The candidate, Herb Lux of Rappahannock, Va., is seeking to run for a House seat in the state’s Seventh District — a solid Republican district that includes parts of Richmond and its suburbs. It is now represented by Republican Rep. Eric Cantor, who holds a GOP leadership position in the House. Lux does not live in that District; rather, he lives in the First District, where the GOP tends to be strong, but Democratic candidates do fairly well.
Lux has been circulating nominating petitions himself in the Seventh District. Doing so, he gathered more than the 1,000 that state law requires to get on the ballot; others have circulated and witnessed petitions for him, but they produced fewer responses.. However, state election officials refused to approve the majority, since Lux himself witnessed those signatures. Under Virginia law, only a resident of the District where the candidate seeks to run can sign a nominating petition. (A candidate for the House need not be a resident of the District in which he or she wants to run.)
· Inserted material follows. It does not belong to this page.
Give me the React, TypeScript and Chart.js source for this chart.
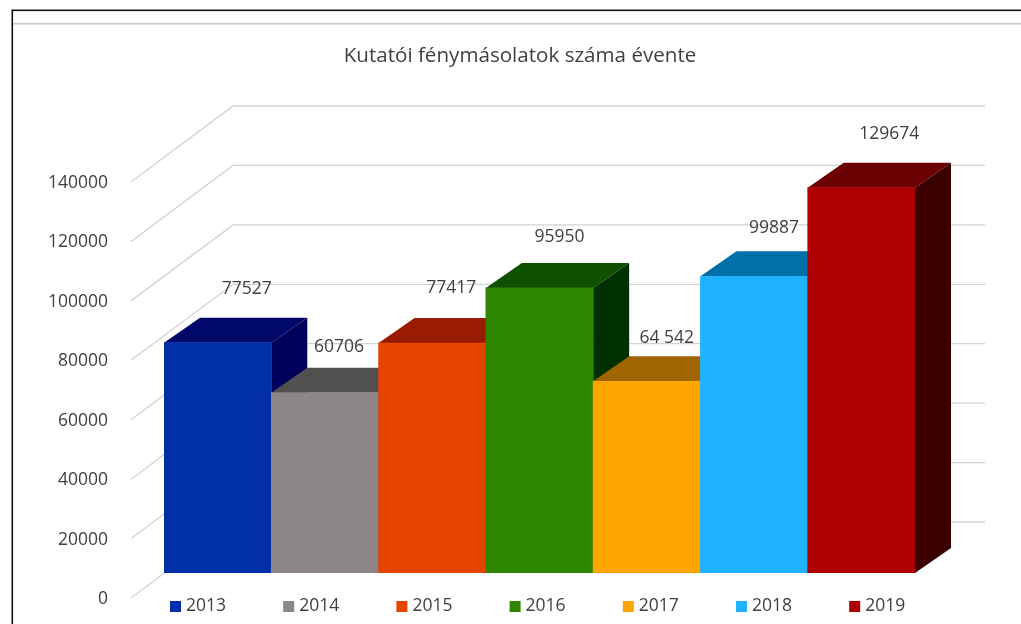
import React, { useEffect, useRef } from "react";
import { Chart, registerables } from "chart.js";

Chart.register(...registerables);

const years = ["2013", "2014", "2015", "2016", "2017", "2018", "2019"];
const values = [77527, 60706, 77417, 95950, 64542, 99887, 129674];
const valueLabels = ["77527", "60706", "77417", "95950", "64 542", "99887", "129674"];
const frontColors = ["#002fa7", "#8c8686", "#e64500", "#2e8500", "#ffa500", "#1fb2ff", "#ae0000"];
const topColors = ["#00086a", "#52504e", "#991b00", "#0f4f00", "#a06400", "#0070a8", "#6a0000"];
const sideColors = ["#00005a", "#3a3836", "#6e1300", "#003000", "#704600", "#004f78", "#3a0000"];
const labelShiftX = [29, 14, 19, 20, 20, 20, 28];
const labelShiftY = [-54, -46, -55, -51, -43, -48, -54];

const FONT = '"Open Sans", sans-serif';
const TEXT = "#404040";
const GRID = "#d2d2d2";

const decoration = {
  id: "decoration",
  afterLayout(chart: any) {
    chart.titleBlock.left = 125;
  },
  beforeDatasetsDraw(chart: any) {
    const { ctx, chartArea, scales } = chart;
    const y = scales.y;
    const wallLeft = chartArea.left + 69;
    ctx.save();
    // frame
    ctx.fillStyle = "#111111";
    ctx.fillRect(12, 9.5, 1009, 1.6);
    ctx.fillRect(11.5, 9.5, 1.6, 614.5);
    ctx.fillStyle = "#c8c8c8";
    ctx.fillRect(13, 23, 1008, 1.5);
    // walls of the 3D box
    ctx.strokeStyle = GRID;
    ctx.lineWidth = 1.3;
    y.ticks.forEach((t: any) => {
      const py = y.getPixelForValue(t.value);
      ctx.beginPath();
      ctx.moveTo(chartArea.left - 33, py + 25);
      ctx.lineTo(wallLeft, py - 51);
      ctx.lineTo(985, py - 51);
      ctx.stroke();
    });
    // top and side faces of the bars
    const dx = 36;
    const dy = 25;
    chart.getDatasetMeta(0).data.forEach((bar: any, i: number) => {
      const l = bar.x - bar.width / 2;
      const r = bar.x + bar.width / 2;
      ctx.fillStyle = sideColors[i];
      ctx.beginPath();
      ctx.moveTo(r, bar.y);
      ctx.lineTo(r + dx, bar.y - dy);
      ctx.lineTo(r + dx, bar.base - dy);
      ctx.lineTo(r, bar.base);
      ctx.closePath();
      ctx.fill();
      ctx.fillStyle = topColors[i];
      ctx.beginPath();
      ctx.moveTo(l, bar.y);
      ctx.lineTo(l + dx, bar.y - dy);
      ctx.lineTo(r + dx, bar.y - dy);
      ctx.lineTo(r, bar.y);
      ctx.closePath();
      ctx.fill();
    });
    ctx.restore();
  },
  afterDatasetsDraw(chart: any) {
    const { ctx } = chart;
    ctx.save();
    ctx.font = `17.5px ${FONT}`;
    ctx.fillStyle = TEXT;
    ctx.textAlign = "center";
    ctx.textBaseline = "middle";
    chart.getDatasetMeta(0).data.forEach((bar: any, i: number) => {
      ctx.fillText(valueLabels[i], bar.x + labelShiftX[i], bar.y + labelShiftY[i]);
    });
    // legend
    ctx.textAlign = "left";
    years.forEach((label, i) => {
      const x = 170 + i * 113.2;
      ctx.fillStyle = frontColors[i];
      ctx.fillRect(x, 601, 11, 11);
      ctx.fillStyle = TEXT;
      ctx.fillText(label, x + 16, 606.5);
    });
    ctx.restore();
  },
};

export default function App() {
  const ref = useRef<HTMLCanvasElement>(null);
  useEffect(() => {
    document.body.style.margin = "0";
    const chart = new Chart(ref.current as HTMLCanvasElement, {
      type: "bar",
      data: {
        labels: years,
        datasets: [
          {
            data: values,
            backgroundColor: frontColors,
            borderWidth: 0,
            barPercentage: 1,
            categoryPercentage: 1,
          },
        ],
      },
      options: {
        animation: false,
        responsive: false,
        layout: { autoPadding: false, padding: { left: 44, right: 106, top: 0, bottom: 51 } },
        plugins: {
          legend: { display: false },
          tooltip: { enabled: false },
          title: {
            display: true,
            text: "Kutatói fénymásolatok száma évente",
            color: TEXT,
            font: { family: FONT, size: 20.6, weight: "normal" },
            padding: { top: 44, bottom: 88.3 },
          },
        },
        scales: {
          x: { display: false },
          y: {
            min: 0,
            max: 140000,
            afterFit(scale: any) {
              scale.width = 120;
              scale.paddingTop = 0;
              scale.paddingBottom = 0;
            },
            grid: { display: false, drawTicks: false },
            border: { display: false },
            ticks: {
              stepSize: 20000,
              autoSkip: false,
              color: TEXT,
              padding: 56,
              labelOffset: 26,
              font: { family: FONT, size: 17.5 },
              callback: (value: any) => String(value),
            },
          },
        },
      },
      plugins: [decoration],
    } as any);
    return () => chart.destroy();
  }, []);
  return (
    <div style={{ position: "absolute", left: 0, top: 0, width: 1021, height: 624, background: "#fff", overflow: "hidden" }}>
      <canvas ref={ref} width={1021} height={624} style={{ display: "block", filter: "blur(0.5px)" }} />
    </div>
  );
}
In his stay application, (Lux v.Rodrigues, 10A298), the “Tea Party” candidate argues that the witness restriction violates his constitutional rights as a candidate, and violates the rights of those who support his candidacy. U.S. District Judge Henry E. Hudson of Richmond refused in August to block enforcement of the witness requirement, finding that the issue was controlled by a precedent of the Fourth Circuit Court. (The lower courts’ actions are compiled in the appendix to Lux’s application.)
Lux’s lawyers argued that there is a conflict in the federal appeals courts on the constitutional issue.
The Chief Justice has the application as Circuit Justice for the Fourth Circuit, which includes Virginia. He may act on the matter alone, or share it with his colleagues.